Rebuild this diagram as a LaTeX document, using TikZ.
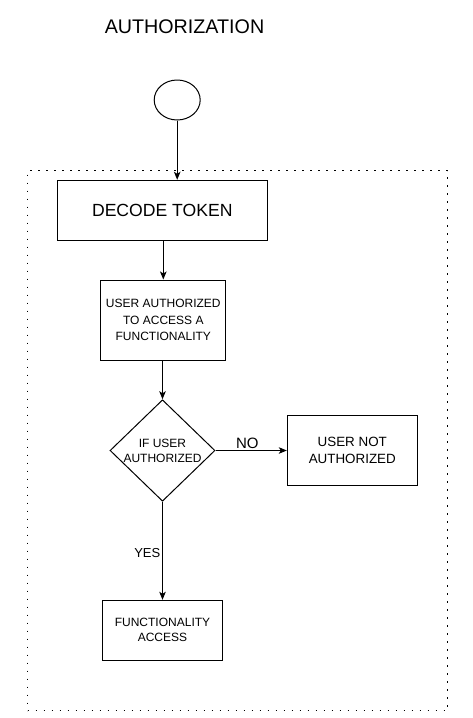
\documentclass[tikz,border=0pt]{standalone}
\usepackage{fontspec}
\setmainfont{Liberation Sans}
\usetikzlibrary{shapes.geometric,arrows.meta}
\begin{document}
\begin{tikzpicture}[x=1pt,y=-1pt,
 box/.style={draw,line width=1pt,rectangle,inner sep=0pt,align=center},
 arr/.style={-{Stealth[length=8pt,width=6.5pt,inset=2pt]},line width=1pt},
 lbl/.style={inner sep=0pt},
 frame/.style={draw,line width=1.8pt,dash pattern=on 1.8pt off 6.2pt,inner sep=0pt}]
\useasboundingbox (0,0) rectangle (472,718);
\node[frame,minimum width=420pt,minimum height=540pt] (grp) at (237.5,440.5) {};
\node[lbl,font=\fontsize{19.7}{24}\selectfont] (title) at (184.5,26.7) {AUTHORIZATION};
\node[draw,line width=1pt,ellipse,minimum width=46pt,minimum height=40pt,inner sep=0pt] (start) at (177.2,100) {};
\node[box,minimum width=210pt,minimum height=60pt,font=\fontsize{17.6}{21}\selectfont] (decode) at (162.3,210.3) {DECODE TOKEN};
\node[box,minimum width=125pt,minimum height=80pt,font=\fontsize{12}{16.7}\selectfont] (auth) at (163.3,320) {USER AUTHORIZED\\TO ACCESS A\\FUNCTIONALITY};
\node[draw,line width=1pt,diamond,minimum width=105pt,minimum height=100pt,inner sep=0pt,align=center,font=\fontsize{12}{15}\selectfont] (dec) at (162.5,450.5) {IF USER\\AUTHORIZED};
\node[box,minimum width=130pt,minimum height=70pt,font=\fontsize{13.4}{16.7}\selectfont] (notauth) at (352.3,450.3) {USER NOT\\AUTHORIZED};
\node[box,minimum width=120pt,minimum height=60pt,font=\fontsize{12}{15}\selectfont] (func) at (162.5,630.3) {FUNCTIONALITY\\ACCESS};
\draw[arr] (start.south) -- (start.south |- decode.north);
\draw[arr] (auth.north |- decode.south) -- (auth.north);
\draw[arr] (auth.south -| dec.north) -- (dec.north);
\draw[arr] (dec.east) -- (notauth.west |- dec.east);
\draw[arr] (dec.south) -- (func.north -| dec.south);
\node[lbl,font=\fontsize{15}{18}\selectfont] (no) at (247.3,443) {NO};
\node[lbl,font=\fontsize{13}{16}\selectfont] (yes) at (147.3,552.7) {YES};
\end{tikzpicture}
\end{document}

WHAT IS BEING ASKED —
Give every line above again exactly, with no pictures.

SOLUTION TO THIS PROBLEM —
Rebuild this diagram as a LaTeX document, using TikZ.
\documentclass[tikz,border=0pt]{standalone}
\usepackage{fontspec}
\setmainfont{Liberation Sans}
\usetikzlibrary{shapes.geometric,arrows.meta}
\begin{document}
\begin{tikzpicture}[x=1pt,y=-1pt,
 box/.style={draw,line width=1pt,rectangle,inner sep=0pt,align=center},
 arr/.style={-{Stealth[length=8pt,width=6.5pt,inset=2pt]},line width=1pt},
 lbl/.style={inner sep=0pt},
 frame/.style={draw,line width=1.8pt,dash pattern=on 1.8pt off 6.2pt,inner sep=0pt}]
\useasboundingbox (0,0) rectangle (472,718);
\node[frame,minimum width=420pt,minimum height=540pt] (grp) at (237.5,440.5) {};
\node[lbl,font=\fontsize{19.7}{24}\selectfont] (title) at (184.5,26.7) {AUTHORIZATION};
\node[draw,line width=1pt,ellipse,minimum width=46pt,minimum height=40pt,inner sep=0pt] (start) at (177.2,100) {};
\node[box,minimum width=210pt,minimum height=60pt,font=\fontsize{17.6}{21}\selectfont] (decode) at (162.3,210.3) {DECODE TOKEN};
\node[box,minimum width=125pt,minimum height=80pt,font=\fontsize{12}{16.7}\selectfont] (auth) at (163.3,320) {USER AUTHORIZED\\TO ACCESS A\\FUNCTIONALITY};
\node[draw,line width=1pt,diamond,minimum width=105pt,minimum height=100pt,inner sep=0pt,align=center,font=\fontsize{12}{15}\selectfont] (dec) at (162.5,450.5) {IF USER\\AUTHORIZED};
\node[box,minimum width=130pt,minimum height=70pt,font=\fontsize{13.4}{16.7}\selectfont] (notauth) at (352.3,450.3) {USER NOT\\AUTHORIZED};
\node[box,minimum width=120pt,minimum height=60pt,font=\fontsize{12}{15}\selectfont] (func) at (162.5,630.3) {FUNCTIONALITY\\ACCESS};
\draw[arr] (start.south) -- (start.south |- decode.north);
\draw[arr] (auth.north |- decode.south) -- (auth.north);
\draw[arr] (auth.south -| dec.north) -- (dec.north);
\draw[arr] (dec.east) -- (notauth.west |- dec.east);
\draw[arr] (dec.south) -- (func.north -| dec.south);
\node[lbl,font=\fontsize{15}{18}\selectfont] (no) at (247.3,443) {NO};
\node[lbl,font=\fontsize{13}{16}\selectfont] (yes) at (147.3,552.7) {YES};
\end{tikzpicture}
\end{document}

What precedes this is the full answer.